National Recognition for Student-Writer Victoria White

Posted on Oct 15, 2013

National Recognition for Student-Writer Victoria White

The wall on Victoria White’s (I) side of her room in Hathaway House is covered in not-your-average-teenage-girl décor.

“I have a big bulletin board where I collect poems that I like,” says Victoria. “I think I might drive my roommates crazy, because they have all these cool posters and I have a big wall of text!”

Always a strong writer at Milton, Victoria is being recognized nationally through numerous awards and accolades this year. She was one of 150 high school students chosen as a YoungArts National Finalist, where students are recognized for excellence in visual, literary and performing arts. She traveled to Miami last January to participate in the weeklong program that connects students with leaders and mentors in the arts.

“We met people there who spoke with us about making writing a career, and they showed us that it is something worth doing,” says Victoria. “They helped validate that goal for me, and now I believe it’s something I could legitimately do.”

In February 2013, her poem “Oncology” won the Nancy Thorp Poetry Contest and was published in Cargoes, the Hollins University student annual literary magazine.
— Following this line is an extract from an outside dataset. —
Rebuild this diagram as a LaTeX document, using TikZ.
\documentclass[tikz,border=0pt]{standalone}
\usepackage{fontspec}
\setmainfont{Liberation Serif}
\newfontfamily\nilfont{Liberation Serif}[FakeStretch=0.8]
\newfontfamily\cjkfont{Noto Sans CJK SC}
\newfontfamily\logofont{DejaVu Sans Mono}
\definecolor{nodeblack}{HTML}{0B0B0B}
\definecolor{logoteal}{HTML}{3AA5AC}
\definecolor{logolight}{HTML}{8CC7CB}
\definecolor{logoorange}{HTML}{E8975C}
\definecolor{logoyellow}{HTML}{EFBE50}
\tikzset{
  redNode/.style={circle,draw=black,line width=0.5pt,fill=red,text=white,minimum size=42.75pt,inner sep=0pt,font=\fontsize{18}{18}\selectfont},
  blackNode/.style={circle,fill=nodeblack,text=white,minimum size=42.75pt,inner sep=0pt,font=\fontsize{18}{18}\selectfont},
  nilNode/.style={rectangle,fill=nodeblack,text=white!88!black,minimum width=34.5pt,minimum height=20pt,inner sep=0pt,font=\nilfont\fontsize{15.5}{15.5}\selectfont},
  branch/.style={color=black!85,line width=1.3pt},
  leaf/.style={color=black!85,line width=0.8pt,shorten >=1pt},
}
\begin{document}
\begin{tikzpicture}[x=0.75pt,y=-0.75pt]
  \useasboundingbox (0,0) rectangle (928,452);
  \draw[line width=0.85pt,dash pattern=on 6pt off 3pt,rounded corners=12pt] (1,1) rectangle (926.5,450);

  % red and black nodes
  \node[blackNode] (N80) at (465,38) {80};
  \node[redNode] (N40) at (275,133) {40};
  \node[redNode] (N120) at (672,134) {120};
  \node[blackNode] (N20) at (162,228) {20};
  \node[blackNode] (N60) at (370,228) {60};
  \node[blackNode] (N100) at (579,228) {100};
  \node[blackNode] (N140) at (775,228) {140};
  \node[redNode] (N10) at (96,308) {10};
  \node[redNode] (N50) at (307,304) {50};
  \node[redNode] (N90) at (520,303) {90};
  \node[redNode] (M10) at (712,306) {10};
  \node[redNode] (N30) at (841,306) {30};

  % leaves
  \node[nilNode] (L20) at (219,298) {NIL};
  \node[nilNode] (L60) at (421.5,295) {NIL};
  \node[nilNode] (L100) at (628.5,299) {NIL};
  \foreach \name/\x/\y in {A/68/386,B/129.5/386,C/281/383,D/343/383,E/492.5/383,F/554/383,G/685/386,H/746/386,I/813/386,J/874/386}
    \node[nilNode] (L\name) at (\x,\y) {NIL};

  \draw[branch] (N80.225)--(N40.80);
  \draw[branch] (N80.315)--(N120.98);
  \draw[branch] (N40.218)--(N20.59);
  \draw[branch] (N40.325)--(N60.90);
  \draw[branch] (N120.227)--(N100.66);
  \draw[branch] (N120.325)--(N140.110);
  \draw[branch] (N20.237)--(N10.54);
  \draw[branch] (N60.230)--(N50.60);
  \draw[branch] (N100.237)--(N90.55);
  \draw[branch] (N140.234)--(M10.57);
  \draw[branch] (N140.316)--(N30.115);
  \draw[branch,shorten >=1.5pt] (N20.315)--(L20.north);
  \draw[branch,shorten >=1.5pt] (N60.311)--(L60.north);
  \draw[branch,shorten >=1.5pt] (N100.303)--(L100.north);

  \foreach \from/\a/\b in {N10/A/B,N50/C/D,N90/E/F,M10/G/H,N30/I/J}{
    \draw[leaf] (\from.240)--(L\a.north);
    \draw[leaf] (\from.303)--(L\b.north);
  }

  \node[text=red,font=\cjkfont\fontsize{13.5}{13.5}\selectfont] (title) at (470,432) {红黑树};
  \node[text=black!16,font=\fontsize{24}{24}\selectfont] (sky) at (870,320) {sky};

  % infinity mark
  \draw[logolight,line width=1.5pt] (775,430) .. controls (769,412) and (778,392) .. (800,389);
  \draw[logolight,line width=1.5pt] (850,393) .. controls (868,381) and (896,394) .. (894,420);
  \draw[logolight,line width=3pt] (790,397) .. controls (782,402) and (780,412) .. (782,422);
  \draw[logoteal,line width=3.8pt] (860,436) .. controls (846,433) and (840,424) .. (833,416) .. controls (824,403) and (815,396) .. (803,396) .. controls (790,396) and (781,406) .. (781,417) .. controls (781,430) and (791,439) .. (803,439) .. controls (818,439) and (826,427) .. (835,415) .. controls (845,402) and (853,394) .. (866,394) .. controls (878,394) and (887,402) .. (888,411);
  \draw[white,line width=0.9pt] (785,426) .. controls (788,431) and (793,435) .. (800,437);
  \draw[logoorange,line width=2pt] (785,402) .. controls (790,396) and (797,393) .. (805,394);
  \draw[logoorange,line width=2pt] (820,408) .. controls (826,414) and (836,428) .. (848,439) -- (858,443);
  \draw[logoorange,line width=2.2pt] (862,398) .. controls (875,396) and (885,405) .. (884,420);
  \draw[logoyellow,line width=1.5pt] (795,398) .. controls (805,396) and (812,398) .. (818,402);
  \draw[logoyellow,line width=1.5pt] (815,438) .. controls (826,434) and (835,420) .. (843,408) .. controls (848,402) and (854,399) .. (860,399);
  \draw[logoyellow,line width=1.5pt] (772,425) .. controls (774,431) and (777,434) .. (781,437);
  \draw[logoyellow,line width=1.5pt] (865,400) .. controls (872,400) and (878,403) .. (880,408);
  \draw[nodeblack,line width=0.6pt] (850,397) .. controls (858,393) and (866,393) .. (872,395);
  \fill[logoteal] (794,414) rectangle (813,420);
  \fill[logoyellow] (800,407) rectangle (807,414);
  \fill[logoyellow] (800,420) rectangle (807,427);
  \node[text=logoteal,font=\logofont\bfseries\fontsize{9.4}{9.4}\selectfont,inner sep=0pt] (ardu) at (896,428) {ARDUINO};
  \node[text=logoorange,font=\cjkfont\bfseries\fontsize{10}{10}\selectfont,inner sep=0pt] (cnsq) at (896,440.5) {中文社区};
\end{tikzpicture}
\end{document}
“The poem is about seeing someone who is sick, and being afraid for that person,” says Victoria. “I don’t usually draw upon personal experience in my writing, because that takes emotionally maturity, and I don’t feel that I have that yet. However, finding the words for that poem helped me find a way to talk about real experiences.”
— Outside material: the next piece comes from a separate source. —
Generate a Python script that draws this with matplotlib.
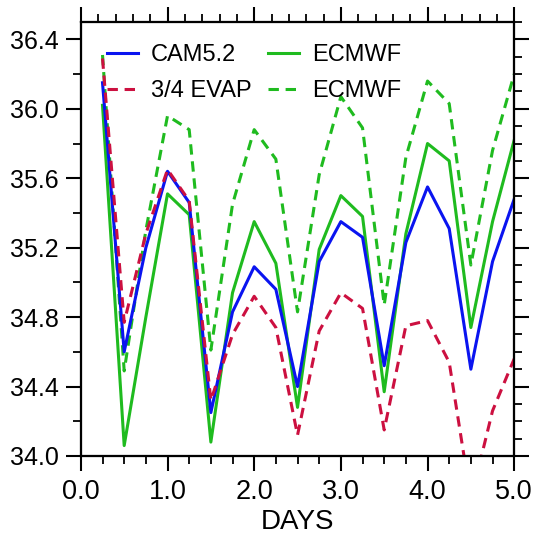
import numpy as np
import matplotlib
matplotlib.use("Agg")
import matplotlib.pyplot as plt
from matplotlib.ticker import MultipleLocator

plt.rcParams["font.family"] = ["Liberation Sans", "DejaVu Sans"]

DAYS = [0.25, 0.5, 0.75, 1.0, 1.25, 1.5, 1.75, 2.0, 2.25, 2.5,
        2.75, 3.0, 3.25, 3.5, 3.75, 4.0, 4.25, 4.5, 4.75, 5.0]
CAM = [36.15, 34.60, 35.20, 35.64, 35.46, 34.25, 34.83, 35.09, 34.96, 34.40,
       35.12, 35.35, 35.26, 34.52, 35.23, 35.55, 35.31, 34.50, 35.12, 35.48]
EVAP = [36.29, 34.77, 35.28, 35.65, 35.47, 34.32, 34.70, 34.92, 34.74, 34.12,
        34.72, 34.94, 34.85, 34.15, 34.75, 34.78, 34.54, 33.75, 34.26, 34.56]
ECMWF = [36.02, 34.06, 34.80, 35.51, 35.39, 34.08, 34.94, 35.35, 35.11, 34.28,
         35.19, 35.50, 35.38, 34.37, 35.28, 35.80, 35.70, 34.74, 35.35, 35.82]
ECMWF_D = [36.31, 34.49, 35.30, 35.96, 35.88, 34.61, 35.45, 35.88, 35.71, 34.83,
           35.62, 36.07, 35.89, 34.87, 35.72, 36.16, 36.03, 35.10, 35.76, 36.20]

BLUE, GREEN, RED = "#0a14f0", "#1fbb1f", "#cc1040"
LW = 2.2
DASH = (0, (3.4, 2.2))

fig = plt.figure(figsize=(5.39, 5.42), dpi=100)
ax = fig.add_axes([0.150, 0.1587, 0.804, 0.8007])

h_cam, = ax.plot(DAYS, CAM, color=BLUE, lw=LW, label="CAM5.2", zorder=4)
h_evap, = ax.plot(DAYS, EVAP, color=RED, lw=LW, ls=DASH, label="3/4 EVAP", zorder=5)
h_ec, = ax.plot(DAYS, ECMWF, color=GREEN, lw=LW, label="ECMWF", zorder=3)
h_ecd, = ax.plot(DAYS, ECMWF_D, color=GREEN, lw=LW, ls=DASH, label="ECMWF", zorder=3)

ax.set_xlim(0, 5)
ax.set_ylim(34.0, 36.5)
ax.xaxis.set_major_locator(MultipleLocator(1.0))
ax.xaxis.set_minor_locator(MultipleLocator(0.25))
ax.yaxis.set_major_locator(MultipleLocator(0.4))
ax.yaxis.set_minor_locator(MultipleLocator(0.2))
ax.xaxis.set_major_formatter(matplotlib.ticker.FormatStrFormatter("%.1f"))
ax.yaxis.set_major_formatter(matplotlib.ticker.FormatStrFormatter("%.1f"))
ax.tick_params(axis="x", which="major", direction="out", length=10.5, width=1.5,
               labelsize=19.5, pad=6)
ax.tick_params(axis="y", which="major", direction="out", length=11, width=1.5,
               labelsize=18, pad=5)
ax.tick_params(which="minor", direction="out", length=5.5, width=1.3)
ax.set_xlabel("DAYS", fontsize=20, labelpad=3)

# top axis: minor every 0.2 days
axt = ax.twiny()
axt.set_xlim(ax.get_xlim())
axt.xaxis.set_major_locator(MultipleLocator(1.0))
axt.xaxis.set_minor_locator(MultipleLocator(0.2))
axt.tick_params(axis="x", which="major", direction="out", length=11, width=1.5, labeltop=False)
axt.tick_params(axis="x", which="minor", direction="out", length=5.5, width=1.3)

# right axis: minor every 0.1
axr = ax.twinx()
axr.set_ylim(ax.get_ylim())
axr.yaxis.set_major_locator(MultipleLocator(0.4))
axr.yaxis.set_minor_locator(MultipleLocator(0.1))
axr.tick_params(axis="y", which="major", direction="out", length=11, width=1.5, labelright=False)
axr.tick_params(axis="y", which="minor", direction="out", length=5.5, width=1.3)

for a in (ax, axt, axr):
    for sp in a.spines.values():
        sp.set_linewidth(1.5)

ax.legend(handles=[h_cam, h_evap, h_ec, h_ecd], ncol=2, frameon=False,
          fontsize=17, loc="upper left", bbox_to_anchor=(0.05, 0.96),
          handlelength=1.31, handletextpad=0.55, columnspacing=0.68,
          labelspacing=0.6, borderaxespad=0, borderpad=0.2)

fig.savefig("out.png", dpi=100)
The poem was also recognized with two of her short stories by the 2013 Scholastic Art & Writing Awards, the nation’s largest, longest-running, and most prestigious visual and literary arts program identifying the creative accomplishments of high school students. Victoria earned a Gold Medal in Poetry and also won Best in Grade, where only two writers and two visual artists from each grade are chosen from a national pool of applicants. She traveled to New York City for the national awards ceremony at Carnegie Hall.

Last year Victoria took two English classes—Advanced Creative Writing and American Literature. She says her writing has “improved exponentially since freshman year because of the opportunities to share work and get feedback in classes. Milton places a lot of value on writing well.”